I think folks, now, easily forget (or, were simply born after) how groundbreaking a shift the first iMac was, how much it changed the way we think about using computers. The notions that the floppy drive was dead, that all home computers should be connected to the Internet, that USB should be standard, and that the computer was the conduit rather than the repository, were all (as so often is the case with Job's visionary products) ahead of the curve. The iMac anticipated the path of human need and interest and in so doing lead us where we were destined to go but hadn't yet realized. Too much credit, you say? Think back to the explosion of translucent plastic and bondi-blue colored gizmos that quickly followed, the seemingly cathartic release of some unrealized demand resulting in a near veneration of "i" everything and translucent plastic everything. Think back to the rapid growth of USB and the increased interest in home Internet access that followed.

Steve was foretelling and preaching the "cloud" with that first iMac. Now, pretty much all of my content is stored or backed up to one cloud or another. When my office computer died several months ago I lost nothing. Not because I had everything backed up, but because all of my files and resources were stored elsewhere. When the new computer came I had only to install the necessary applications and reconnect to my cloud-based files and resources. While I was without an office computer, while the replacement was shipping, I used my personal iPad for almost two weeks to connect to my cloud-based content and never missed a beat.

This makes sense now, but back then, when Steve first stuck a small letter "i" in front of Mac to signify Internet-focused, it was more than revolutionary, it really was visionary. Most pundits focused on the lack of a floppy drive and the lack of upgradability, but the real story was that small letter "i" and where it was taking us. Without the iMac, we may not have gotten to social networking, because ubiquitous home Internet use was not commonly envisioned outside of tech-geek circles.

And Steve has taken us, and the entire technology industry, on a journey into what could (he would no doubt argue, should) be. Apple, under Steve Job's guidance, has never advertised equipment specifications. If you want to shop smart phones based on processor, MHz, pixels, and refresh rates, there are plenty of alternatives out there that will cater to your inner geek. Probably the same demographic that argues passionately about which make/model of car is best based on an extra 10 ponies under the hood, the specific shape of the torque band under full throttle, or the weight of the flywheel. None of which does the average user any good at all in normal usage.
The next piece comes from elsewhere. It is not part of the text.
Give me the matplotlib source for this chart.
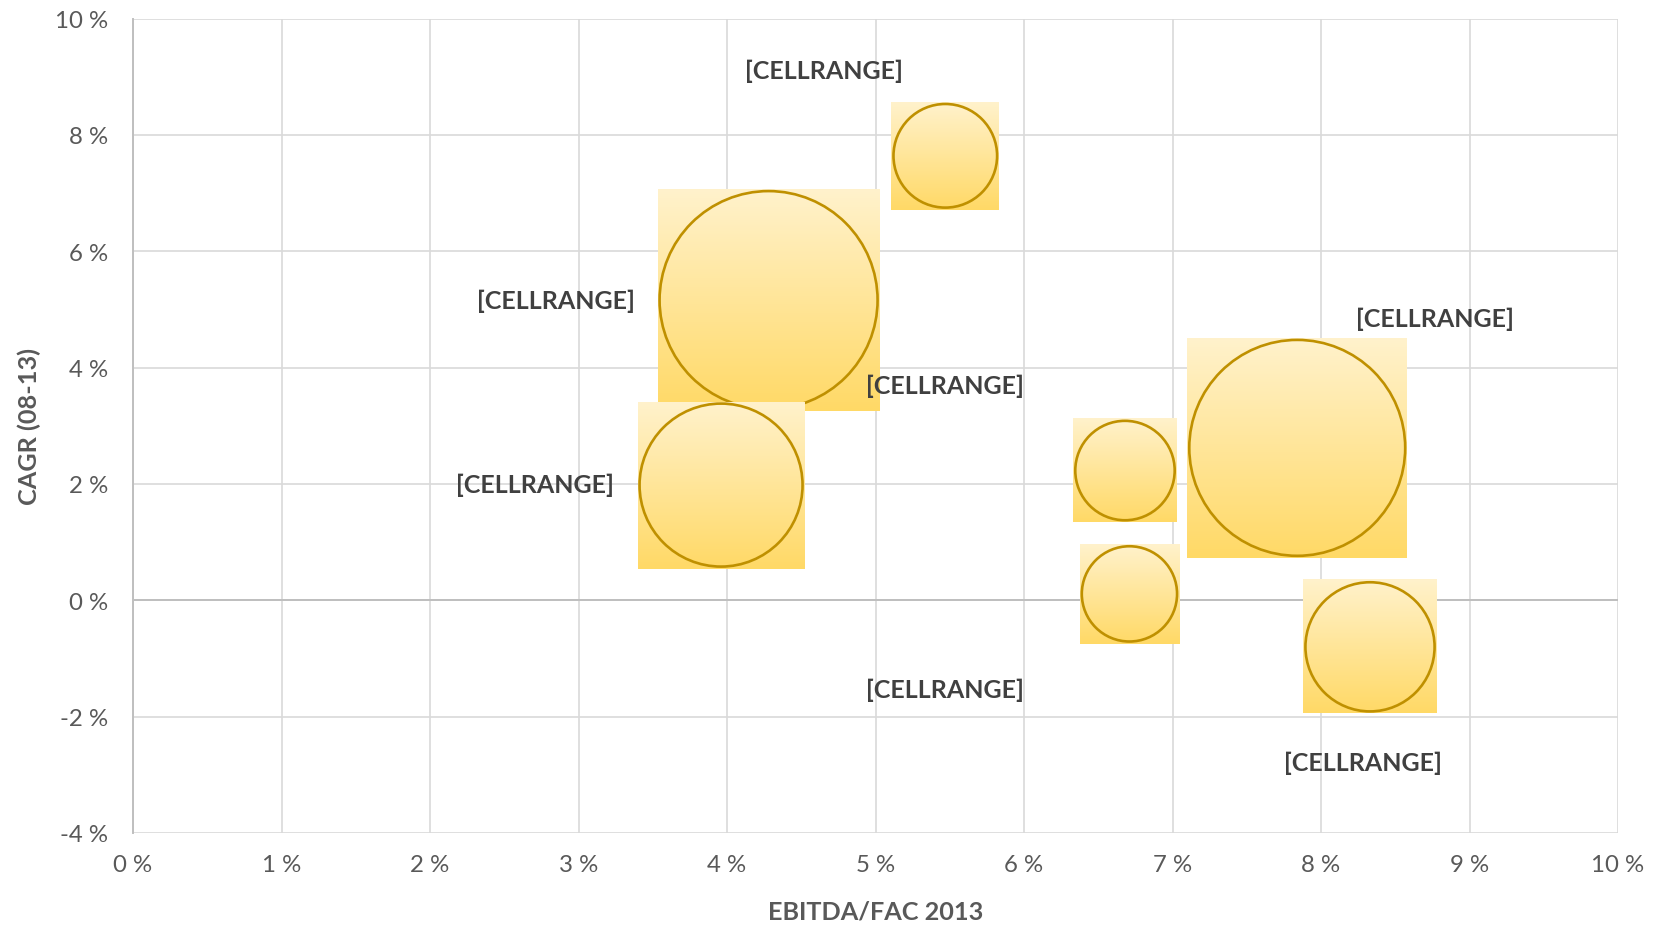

Get over it.

Instead, Apple's advertising focuses on what you can do with their products, and how easily you can do them. Apple wrested computing devices from the technical smoke-screen jargon of "experts" and made them commodities any mortal could purchase without first finding a geek friend/family member for advice.

I have, over the years, been fortunate to use or own most of Apple's various products, from the first Mac to the iPad-2. I have a first generation Newton (for the record, the handwriting recognition worked very well for me after the first few days of conditioning). I have an older 80 GB "scroll-wheel" iPod that has driven much of this blog's purpose. I use an iPhone 4 and my iPad every day, and my only office computer is an 11" MacBook Air.

Last night I started jotting down much of what would frame this post. iTunes was shuffling through my music and playing it over a Mac Mini driven entertainment system running the Lion version of OS X. My wife sat working on the classes she teaches, using a two-year old MacBook Pro while I wrote on my iPad from another chair. Both of us sent and received texts from others off and on over the course of the evening, on iPhones. We retired to bed and listened to an audiobook from our iTunes library via a second-generation AppleTV.

Most of my tenure at the college saw a second-class status afforded to Apple products and those who used them. Oh, there were believers within IT, but they were few and official support was often hard to come by. Allowed, but not officially supported, was the policy. There were several attempts to "standardize" on a single platform (read: eliminate Macs), but the numbers behind the justifications never stood the test of scrutiny.

When I stepped into the IT Director's role I know one of the concerns some had was whether my Mac-centric background would mean I would start to push Apple products. I didn't, but then I didn't have to. By then, Apple's products (laptops, the iPod Touch and, later, iPhones) were already drawing users. They became what is known in IT support circles as "invasive" technology trends. A number of Windows users wanted Apple's laptops even though they planned to run the Windows OS on them.

Today, nearly every portable device I see in meetings and events around campus has an Apple logo on it. It is rare to see a different flavor of laptop, and iPads are rapidly spreading across campus (though Windows is still the dominant desktop computer OS on campus).

The rise of iOS is another watershed in computing history. When those of us who have been around since the start of the personal computing era talk about looking forward to the new version of an operating system, we are usually talking about those that run on desktop/laptop computers. When my daughter, in a text exchange last night, mentioned she was looking forward to the new OS, I knew she was talking about iOS. Oh, we use desktop/laptop computers, but mobile computing is where more and more of our digital lived are lived.

Only Steve Jobs had the vision to eat his own lunch and create a new platform and totally separate OS that would cannibalize sales of the company's other offerings. It was a genius move, and the results speak for themselves. Microsoft, by comparison, still cannot bring itself to create a new OS for mobile devices, only a new view of an old OS, still attempting to keep users tied to the old revenue stream metaphors while offering them the new eye-candy.

It was Steve Jobs' ability to understand how technology could be better, and specifically how it could be better for non-geeks users, combined with a perfectionistic drive to deliver that perfect balance between form and function, that made his efforts so successful and his impact on our lives so significant. No wonder the Web is crowded with remembrances and tributes.

For all of this, and though I never met you, I sincerely thank you Steve Jobs.

Today's soundtrack should be:
- Bruce Cockburn: The Candy Man's Gone


- Posted via Hermes.


1 comment:

Corey Smith said...

I have the second generation MessagePad and the handwriting recognition always worked quite nicely for me as well.